● **Requirement**
Starting with the first line below, extract each line through the one that contains "annotations = []", inclusive, excluding pictures.

::: Given data :::

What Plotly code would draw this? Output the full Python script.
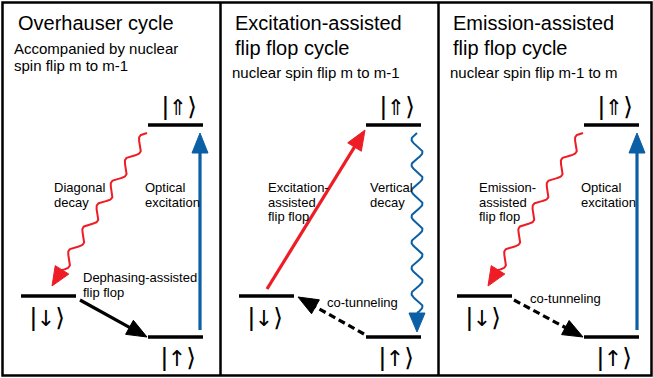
import numpy as np
import plotly.graph_objects as go

W, H = 653, 378

# ---- diagram data (pixel coordinates of the picture) ----
panel_edges = [2.5, 220.5, 438.5, 651.5]

title_text = ["Overhauser cycle", "Excitation-assisted", "flip flop cycle",
              "Emission-assisted", "flip flop cycle"]
title_x = [16, 233, 233, 451, 451]
title_y = [23, 23, 48, 23, 48]

sub_text = ["Accompanied by nuclear", "spin flip m to m-1",
            "nuclear spin flip m to m-1", "nuclear spin flip m-1 to m"]
sub_x = [12, 12, 230, 448]
sub_y = [48, 65, 72, 72]

label_text = ["Diagonal", "decay", "Optical", "excitation", "Dephasing-assisted", "flip flop",
              "Excitation-", "assisted", "flip flop", "Vertical", "decay", "co-tunneling",
              "Emission-", "assisted", "flip flop", "Optical", "excitation", "co-tunneling"]
label_x = [52, 52, 143, 143, 81, 81,
           266, 266, 266, 368, 368, 325,
           477, 477, 477, 579, 579, 528]
label_y = [187, 202, 187, 202, 277, 292,
           187, 202, 216, 187, 202, 302,
           187, 202, 216, 187, 202, 298]

level_x0 = [148, 21, 148, 366, 239, 366, 584, 457, 584]
level_x1 = [203, 76, 203, 421, 294, 421, 639, 512, 639]
level_y = [125, 296, 337, 125, 296, 337, 125, 296, 337]
ket_arrow = ["⇑", "↓", "↑"] * 3
ket_x = [179, 47, 178, 397, 265, 396, 615, 483, 614]
ket_y = [106, 317, 357, 106, 317, 357, 106, 317, 357]

RED = "#ee1c25"
BLUE = "#0b5fa5"
BLACK = "#000000"

# straight arrows: start, tip, colour, dashed
arrow_x0 = [200, 80, 267, 364, 637, 514]
arrow_y0 = [330, 300, 289, 334, 330, 300]
arrow_x1 = [200, 147, 365, 298, 637, 583]
arrow_y1 = [133, 337, 130, 297, 133, 337]
arrow_col = [BLUE, BLACK, RED, BLACK, BLUE, BLACK]
arrow_dash = [False, False, False, True, False, True]

# wavy arrows
wave_x0 = [147, 417, 583]
wave_y0 = [133, 133, 133]
wave_x1 = [52, 417, 488]
wave_y1 = [286, 332, 286]
wave_col = [RED, BLUE, RED]
wave_len = [25, 26, 25]
wave_amp = [4.5, 5.5, 4.5]

fig = go.Figure()
shapes = []
annotations = []


def head(x0, y0, x1, y1, h, w):
    u = np.array([x1 - x0, y1 - y0], float)
    L = np.hypot(*u)
    u /= L
    n = np.array([-u[1], u[0]])
    T = np.array([x1, y1], float)
    B = T - h * u
    p1 = B + w * n
    p2 = B - w * n
    path = f"M{T[0]},{T[1]} L{p1[0]},{p1[1]} L{p2[0]},{p2[1]} Z"
    return path, B, u, n, L


# frame
shapes.append(dict(type="rect", x0=panel_edges[0], x1=panel_edges[-1], y0=2.5, y1=375.5,
                   line=dict(color=BLACK, width=2.5), layer="above"))
for xe in panel_edges[1:-1]:
    shapes.append(dict(type="line", x0=xe, x1=xe, y0=2.5, y1=375.5,
                       line=dict(color=BLACK, width=2.5)))

# levels
for a, b, y in zip(level_x0, level_x1, level_y):
    shapes.append(dict(type="line", x0=a, x1=b, y0=y, y1=y, line=dict(color=BLACK, width=3.5)))

# straight arrows
for x0, y0, x1, y1, c, d in zip(arrow_x0, arrow_y0, arrow_x1, arrow_y1, arrow_col, arrow_dash):
    path, B, u, n, L = head(x0, y0, x1, y1, 20, 8)
    Bl = B + 1.0 * u
    shapes.append(dict(type="line", x0=x0, y0=y0, x1=Bl[0], y1=Bl[1],
                       line=dict(color=c, width=3.2, dash="7px,4px" if d else "solid")))
    shapes.append(dict(type="path", path=path, fillcolor=c, line=dict(color=c, width=1)))

# wavy arrows
for x0, y0, x1, y1, c, lam, amp in zip(wave_x0, wave_y0, wave_x1, wave_y1, wave_col, wave_len, wave_amp):
    path, B, u, n, L = head(x0, y0, x1, y1, 19, 8)
    Lw = L - 19
    k = max(1, round(Lw / lam))
    lam2 = Lw / k
    s = np.linspace(0, Lw, 400)
    off = amp * np.sin(2 * np.pi * s / lam2)
    px = x0 + s * u[0] + off * n[0]
    py = y0 + s * u[1] + off * n[1]
    fig.add_trace(go.Scatter(x=px, y=py, mode="lines", line=dict(color=c, width=2),
                             hoverinfo="skip", showlegend=False))
    shapes.append(dict(type="path", path=path, fillcolor=c, line=dict(color=c, width=1)))

FONT = "Liberation Sans, Arial, sans-serif"
for t, x, y in zip(title_text, title_x, title_y):
    annotations.append(dict(x=x, y=y, text=t, showarrow=False, xanchor="left", yanchor="middle",
                            font=dict(family=FONT, size=20, color=BLACK)))
for t, x, y in zip(sub_text, sub_x, sub_y):
    annotations.append(dict(x=x, y=y, text=t, showarrow=False, xanchor="left", yanchor="middle",
                            font=dict(family=FONT, size=15, color=BLACK)))
for t, x, y in zip(label_text, label_x, label_y):
    annotations.append(dict(x=x, y=y, text=t, showarrow=False, xanchor="left", yanchor="middle",
                            font=dict(family=FONT, size=13, color=BLACK)))
for a, x, y in zip(ket_arrow, ket_x, ket_y):
    txt = ("<span style='font-family:Liberation Sans;font-size:26px'>|</span>"
           f"<span style='font-family:DejaVu Sans;font-size:22px'>{a}</span>"
           "<span style='font-family:DejaVu Sans;font-size:25px'>⟩</span>")
    annotations.append(dict(x=x, y=y, text=txt, showarrow=False, xanchor="center", yanchor="middle",
                            font=dict(family="DejaVu Sans, sans-serif", size=20, color=BLACK)))

fig.update_layout(
    width=W, height=H, autosize=False,
    margin=dict(l=0, r=0, t=0, b=0),
    paper_bgcolor="white", plot_bgcolor="white",
    xaxis=dict(range=[0, W], visible=False, fixedrange=True),
    yaxis=dict(range=[H, 0], visible=False, fixedrange=True),
    shapes=shapes, annotations=annotations,
)
fig.write_html("out.html", config={"displayModeBar": False},
               post_script="document.body.style.margin='0px';document.body.style.overflow='hidden';")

:::

● **Response to the task**
What Plotly code would draw this? Output the full Python script.
import numpy as np
import plotly.graph_objects as go

W, H = 653, 378

# ---- diagram data (pixel coordinates of the picture) ----
panel_edges = [2.5, 220.5, 438.5, 651.5]

title_text = ["Overhauser cycle", "Excitation-assisted", "flip flop cycle",
              "Emission-assisted", "flip flop cycle"]
title_x = [16, 233, 233, 451, 451]
title_y = [23, 23, 48, 23, 48]

sub_text = ["Accompanied by nuclear", "spin flip m to m-1",
            "nuclear spin flip m to m-1", "nuclear spin flip m-1 to m"]
sub_x = [12, 12, 230, 448]
sub_y = [48, 65, 72, 72]

label_text = ["Diagonal", "decay", "Optical", "excitation", "Dephasing-assisted", "flip flop",
              "Excitation-", "assisted", "flip flop", "Vertical", "decay", "co-tunneling",
              "Emission-", "assisted", "flip flop", "Optical", "excitation", "co-tunneling"]
label_x = [52, 52, 143, 143, 81, 81,
           266, 266, 266, 368, 368, 325,
           477, 477, 477, 579, 579, 528]
label_y = [187, 202, 187, 202, 277, 292,
           187, 202, 216, 187, 202, 302,
           187, 202, 216, 187, 202, 298]

level_x0 = [148, 21, 148, 366, 239, 366, 584, 457, 584]
level_x1 = [203, 76, 203, 421, 294, 421, 639, 512, 639]
level_y = [125, 296, 337, 125, 296, 337, 125, 296, 337]
ket_arrow = ["⇑", "↓", "↑"] * 3
ket_x = [179, 47, 178, 397, 265, 396, 615, 483, 614]
ket_y = [106, 317, 357, 106, 317, 357, 106, 317, 357]

RED = "#ee1c25"
BLUE = "#0b5fa5"
BLACK = "#000000"

# straight arrows: start, tip, colour, dashed
arrow_x0 = [200, 80, 267, 364, 637, 514]
arrow_y0 = [330, 300, 289, 334, 330, 300]
arrow_x1 = [200, 147, 365, 298, 637, 583]
arrow_y1 = [133, 337, 130, 297, 133, 337]
arrow_col = [BLUE, BLACK, RED, BLACK, BLUE, BLACK]
arrow_dash = [False, False, False, True, False, True]

# wavy arrows
wave_x0 = [147, 417, 583]
wave_y0 = [133, 133, 133]
wave_x1 = [52, 417, 488]
wave_y1 = [286, 332, 286]
wave_col = [RED, BLUE, RED]
wave_len = [25, 26, 25]
wave_amp = [4.5, 5.5, 4.5]

fig = go.Figure()
shapes = []
annotations = []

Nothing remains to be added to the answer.